## DO THIS
All of the material below is to be restated word for word, apart from the pictures.

## AVAILABLE DATA
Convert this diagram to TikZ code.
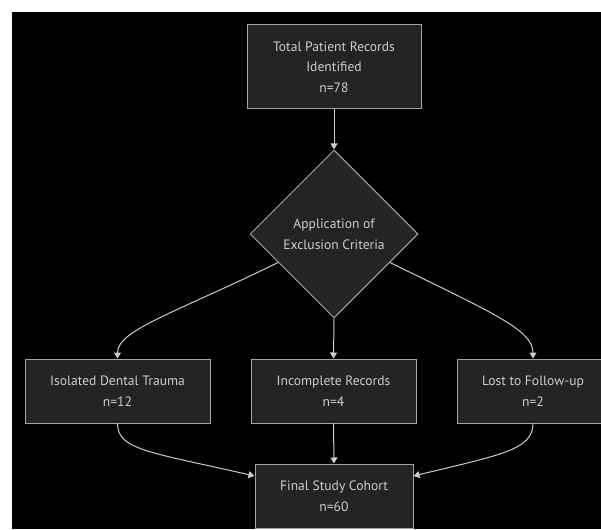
\documentclass[tikz,border=0pt]{standalone}
\usepackage{fontspec}
\setmainfont{PT Sans}
\usetikzlibrary{shapes.geometric,arrows.meta}
\definecolor{boxfill}{RGB}{35,36,35}
\definecolor{boxline}{RGB}{165,165,165}
\definecolor{edgecol}{RGB}{205,205,205}
\definecolor{txtcol}{RGB}{205,205,205}
\tikzset{
  base/.style={draw=boxline, fill=boxfill, line width=1pt, text=txtcol, align=center, inner sep=0pt,
    font=\fontsize{13.6}{20.5}\selectfont},
  procbox/.style={base, rectangle, minimum height=64pt},
  decbox/.style={base, diamond, minimum width=168pt, minimum height=168pt, aspect=1},
  link/.style={draw=edgecol, line width=1pt, -{Triangle[length=6pt,width=7pt]}}
}
\begin{document}
\begin{tikzpicture}[x=1pt,y=-1pt]
\useasboundingbox (0,0) rectangle (601,529);
\fill[white] (0,0) rectangle (601,529);
\fill[black] (12,12) rectangle (601,529);
\node[procbox, minimum width=174pt, minimum height=84pt] (top) at (334,67) {Total Patient Records\\Identified\\n=78};
\node[decbox] (dec) at (334,234) {Application of\\Exclusion Criteria};
\node[procbox, minimum width=185pt] (a) at (117.5,391) {Isolated Dental Trauma\\n=12};
\node[procbox, minimum width=165pt] (b) at (333.5,391) {Incomplete Records\\n=4};
\node[procbox, minimum width=152pt] (c) at (533,391) {Lost to Follow-up\\n=2};
\node[procbox, minimum width=158pt] (fin) at (334,496) {Final Study Cohort\\n=60};
\draw[link] (top.south) -- (dec.north);
\draw[link] (dec.207) .. controls (175,313) and (117.5,330) .. (a.north);
\draw[link] (dec.south) -- (b.north);
\draw[link] (dec.333) .. controls (493,313) and (533,330) .. (c.north);
\draw[link] (a.south) .. controls (117.5,450) and (150,452) .. ([yshift=20pt]fin.west);
\draw[link] (b.south) -- (fin.north);
\draw[link] (c.south) .. controls (533,450) and (500,455) .. ([yshift=20pt]fin.east);
\end{tikzpicture}
\end{document}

## COMPLETE OUTPUT
Convert this diagram to TikZ code.
\documentclass[tikz,border=0pt]{standalone}
\usepackage{fontspec}
\setmainfont{PT Sans}
\usetikzlibrary{shapes.geometric,arrows.meta}
\definecolor{boxfill}{RGB}{35,36,35}
\definecolor{boxline}{RGB}{165,165,165}
\definecolor{edgecol}{RGB}{205,205,205}
\definecolor{txtcol}{RGB}{205,205,205}
\tikzset{
  base/.style={draw=boxline, fill=boxfill, line width=1pt, text=txtcol, align=center, inner sep=0pt,
    font=\fontsize{13.6}{20.5}\selectfont},
  procbox/.style={base, rectangle, minimum height=64pt},
  decbox/.style={base, diamond, minimum width=168pt, minimum height=168pt, aspect=1},
  link/.style={draw=edgecol, line width=1pt, -{Triangle[length=6pt,width=7pt]}}
}
\begin{document}
\begin{tikzpicture}[x=1pt,y=-1pt]
\useasboundingbox (0,0) rectangle (601,529);
\fill[white] (0,0) rectangle (601,529);
\fill[black] (12,12) rectangle (601,529);
\node[procbox, minimum width=174pt, minimum height=84pt] (top) at (334,67) {Total Patient Records\\Identified\\n=78};
\node[decbox] (dec) at (334,234) {Application of\\Exclusion Criteria};
\node[procbox, minimum width=185pt] (a) at (117.5,391) {Isolated Dental Trauma\\n=12};
\node[procbox, minimum width=165pt] (b) at (333.5,391) {Incomplete Records\\n=4};
\node[procbox, minimum width=152pt] (c) at (533,391) {Lost to Follow-up\\n=2};
\node[procbox, minimum width=158pt] (fin) at (334,496) {Final Study Cohort\\n=60};
\draw[link] (top.south) -- (dec.north);
\draw[link] (dec.207) .. controls (175,313) and (117.5,330) .. (a.north);
\draw[link] (dec.south) -- (b.north);
\draw[link] (dec.333) .. controls (493,313) and (533,330) .. (c.north);
\draw[link] (a.south) .. controls (117.5,450) and (150,452) .. ([yshift=20pt]fin.west);
\draw[link] (b.south) -- (fin.north);
\draw[link] (c.south) .. controls (533,450) and (500,455) .. ([yshift=20pt]fin.east);
\end{tikzpicture}
\end{document}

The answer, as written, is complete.